Rice: The goal is a Middle East peace deal

The US will try to get a peace deal between Israel and the Palestinians before President Bush’s term ends, Secretary of State Condoleezza Rice said today.

The US will try to get a peace deal between Israel and the Palestinians before President Bush’s term ends, Secretary of State Condoleezza Rice said today.

But she refused to guarantee success.

Ms Rice said Israeli and Palestinian leaders have pledged to work for an independent Palestinian state before the president leaves office in January 2009.

Ms Rice and the president host Israeli and Palestinian leaders next week in Washington and at an international conference in Annapolis, the capital of Maryland about 50 miwoles away.

The conference is supposed to launch the first direct negotiations on a peace deal in seven years.

Ms Rice said the Annapolis session was an important launching pad for talks to settle Israel’s conflict with the Palestinians and their disputes over land, nationhood and rights that underlies the Jewish state’s other problems with Arab neighbours.

She said the US will give room for those other conflicts to be aired at Annapolis, including Syria’s dispute with Israel over the Israeli-held Golan Heights.

Earlier President Bush called Israeli Prime Minister Ehud Olmert and Palestinian President Mahmoud Abbas to discuss the conference, and also phoned Egyptian President Hosni Mubarak about the session, the White House said.

Egypt is one of only two Arab states that have negotiated peace deals with Israel, and the country is serving as a go-between for other Arab nations in the run-up to Annapolis. Egypt has pledged to attend.

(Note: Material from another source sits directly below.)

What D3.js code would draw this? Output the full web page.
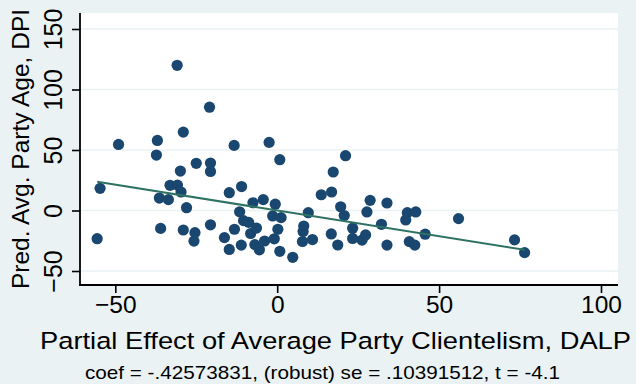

The invitations to the three-day session went out yesterday after months of intense diplomacy. The Bush administration announced few details beyond the dates and a cursory schedule.

The two sides are expected to present a joint statement on resuming peace talks at Annapolis, yet less than a week before their delegations are to arrive in the United States, the document exists only in vague form.

The conference will be anchored around a marathon session on Tuesday at the US Naval Academy in Annapolis, to be opened by President Bush.

Back in Washington on Wednesday, Bush plans to see Olmert and Abbas again privately for a third time in as many days, ostensibly to seal their intent to create a Palestinian state by the end of his second term.

The intense White House involvement in a meeting that was planned to be run almost entirely by Ms Rice when first discussed in July took some by surprise and was seen as a sign the president is making a serious bid for a Middle East foreign policy success as his legacy.

The invitation list includes select members of the Arab League, the five permanent members of the UN Security Council and UN Secretary-General Ban Ki-moon, the international diplomatic “quartet” on the Middle East and its special envoy, former Prime Minister Tony Blair, the Group of Eight industrialised nations and the European Union.